INSTRUCTION |
Transcribe the material word for word, but without the images.

SUPPLIED INFORMATION |
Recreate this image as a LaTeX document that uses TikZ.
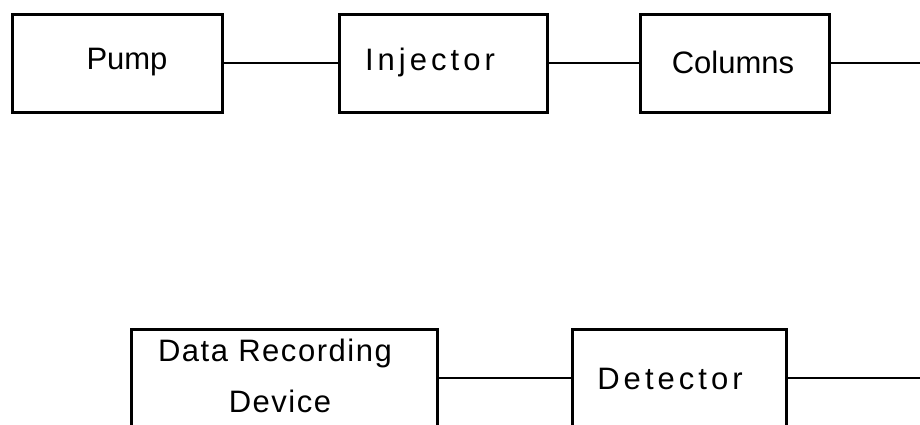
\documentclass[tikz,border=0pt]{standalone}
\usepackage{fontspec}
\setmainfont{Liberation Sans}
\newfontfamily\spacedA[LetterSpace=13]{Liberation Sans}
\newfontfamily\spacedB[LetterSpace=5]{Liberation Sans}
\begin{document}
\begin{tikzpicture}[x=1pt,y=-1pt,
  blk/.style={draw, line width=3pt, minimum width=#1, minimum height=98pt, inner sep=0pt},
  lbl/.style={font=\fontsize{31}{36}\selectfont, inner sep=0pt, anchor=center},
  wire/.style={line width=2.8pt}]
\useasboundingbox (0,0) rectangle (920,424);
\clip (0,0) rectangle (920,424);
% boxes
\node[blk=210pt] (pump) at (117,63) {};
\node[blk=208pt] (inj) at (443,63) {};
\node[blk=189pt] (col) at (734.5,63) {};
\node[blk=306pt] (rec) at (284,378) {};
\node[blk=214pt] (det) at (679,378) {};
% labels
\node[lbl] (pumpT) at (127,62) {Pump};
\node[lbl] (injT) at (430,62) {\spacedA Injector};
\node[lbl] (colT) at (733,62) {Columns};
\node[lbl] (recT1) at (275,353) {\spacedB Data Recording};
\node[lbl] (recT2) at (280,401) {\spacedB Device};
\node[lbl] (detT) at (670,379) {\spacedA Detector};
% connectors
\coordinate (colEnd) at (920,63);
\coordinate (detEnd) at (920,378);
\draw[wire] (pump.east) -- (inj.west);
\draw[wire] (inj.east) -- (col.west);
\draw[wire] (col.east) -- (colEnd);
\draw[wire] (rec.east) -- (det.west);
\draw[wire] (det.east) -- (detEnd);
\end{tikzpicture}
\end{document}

EXERCISE OUTPUT |
Recreate this image as a LaTeX document that uses TikZ.
\documentclass[tikz,border=0pt]{standalone}
\usepackage{fontspec}
\setmainfont{Liberation Sans}
\newfontfamily\spacedA[LetterSpace=13]{Liberation Sans}
\newfontfamily\spacedB[LetterSpace=5]{Liberation Sans}
\begin{document}
\begin{tikzpicture}[x=1pt,y=-1pt,
  blk/.style={draw, line width=3pt, minimum width=#1, minimum height=98pt, inner sep=0pt},
  lbl/.style={font=\fontsize{31}{36}\selectfont, inner sep=0pt, anchor=center},
  wire/.style={line width=2.8pt}]
\useasboundingbox (0,0) rectangle (920,424);
\clip (0,0) rectangle (920,424);
% boxes
\node[blk=210pt] (pump) at (117,63) {};
\node[blk=208pt] (inj) at (443,63) {};
\node[blk=189pt] (col) at (734.5,63) {};
\node[blk=306pt] (rec) at (284,378) {};
\node[blk=214pt] (det) at (679,378) {};
% labels
\node[lbl] (pumpT) at (127,62) {Pump};
\node[lbl] (injT) at (430,62) {\spacedA Injector};
\node[lbl] (colT) at (733,62) {Columns};
\node[lbl] (recT1) at (275,353) {\spacedB Data Recording};
\node[lbl] (recT2) at (280,401) {\spacedB Device};
\node[lbl] (detT) at (670,379) {\spacedA Detector};
% connectors
\coordinate (colEnd) at (920,63);
\coordinate (detEnd) at (920,378);
\draw[wire] (pump.east) -- (inj.west);
\draw[wire] (inj.east) -- (col.west);
\draw[wire] (col.east) -- (colEnd);
\draw[wire] (rec.east) -- (det.west);
\draw[wire] (det.east) -- (detEnd);
\end{tikzpicture}
\end{document}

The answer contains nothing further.